L’intergénération se joue là aussi.
Plutôt que d’alimenter le mythe d’une guerre des générations, l’urgence est de donner à voir autrement les âges et la solidarité entre les générations. Il s’agit de se poser les questions autrement, pour répondre autrement que par la stigmatisation. Pourquoi et comment favoriser les rencontres entre les générations ? Comment renforcer les liens existants, nombreux et pourtant trop souvent invisibles ? Comment donner aux jeunes et aux aîné·es une place digne et une participation véritable dans la société ?
Dans ce cheminement, l’éducation à l’environnement peut apporter sa pierre à l’édifice, tant elle fait déjà appel à la transmission et à la réciprocité, à la solidarité et à l’entraide, des valeurs également prônées dans le secteur de l’intergénération (lire article pp.6-7).
Ce numéro de SYMBIOSES souhaite montrer et brandir ce qui lie les générations. Unir plutôt qu’opposer.

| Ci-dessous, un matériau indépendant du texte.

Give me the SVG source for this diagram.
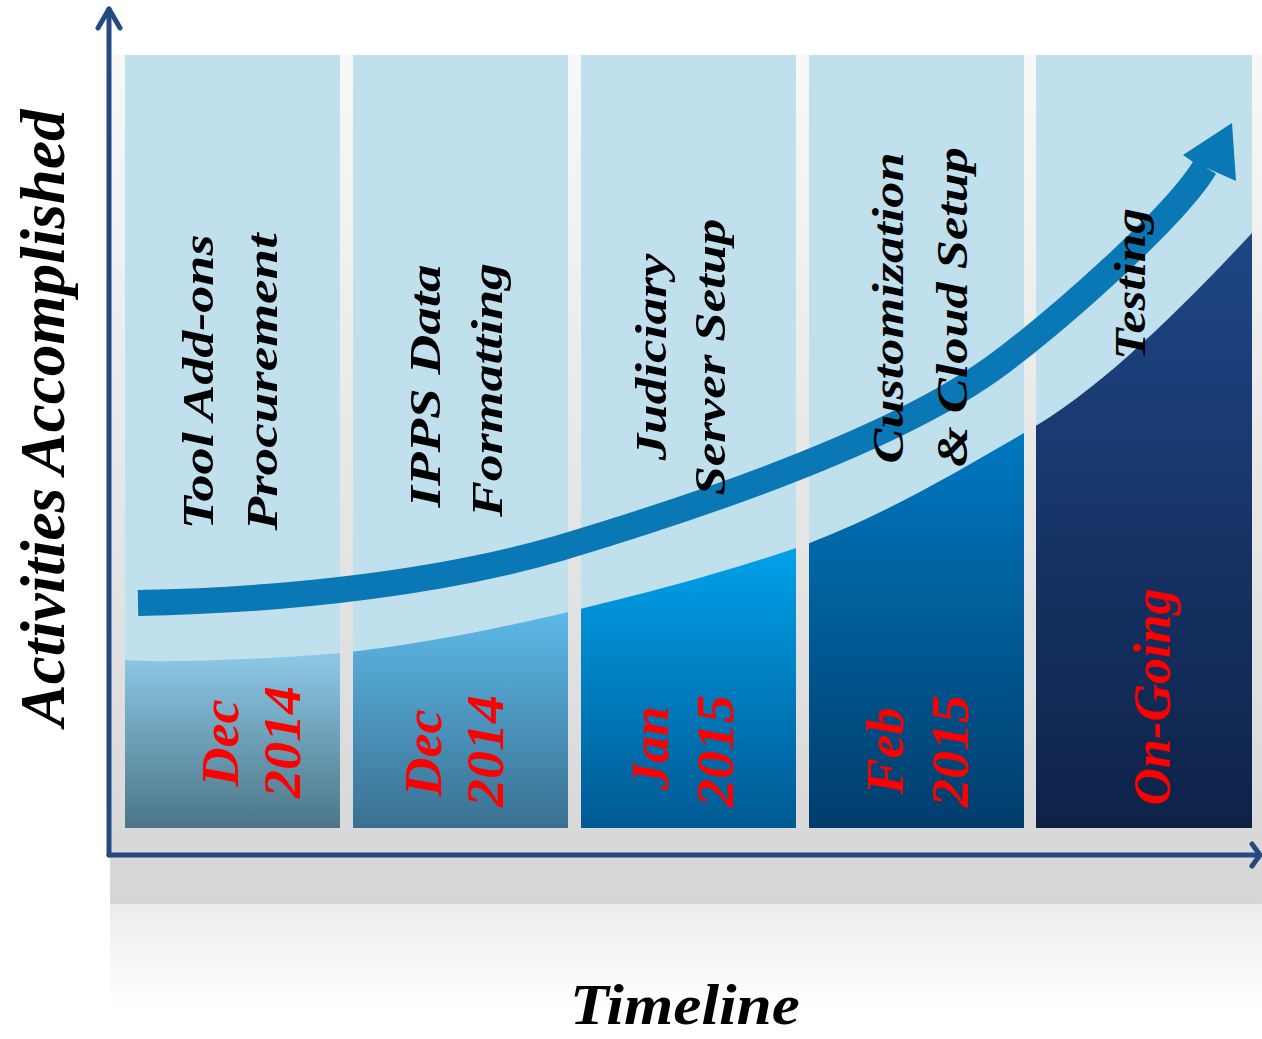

Et l'éducation à l'environnement nous semble l’un des terreaux fertiles pour que jeunes et aîné·es s’unissent autour de projets communs et porteurs de changements, pour construire ensemble, le monde d’aujourd’hui et de demain.
* Le terme « âgisme » regroupe les stéréotypes et discriminations fondés sur l’âge. Bien qu’il soit souvent associé aux personnes âgées et au vieillissement, l’âgisme peut viser tous les âges.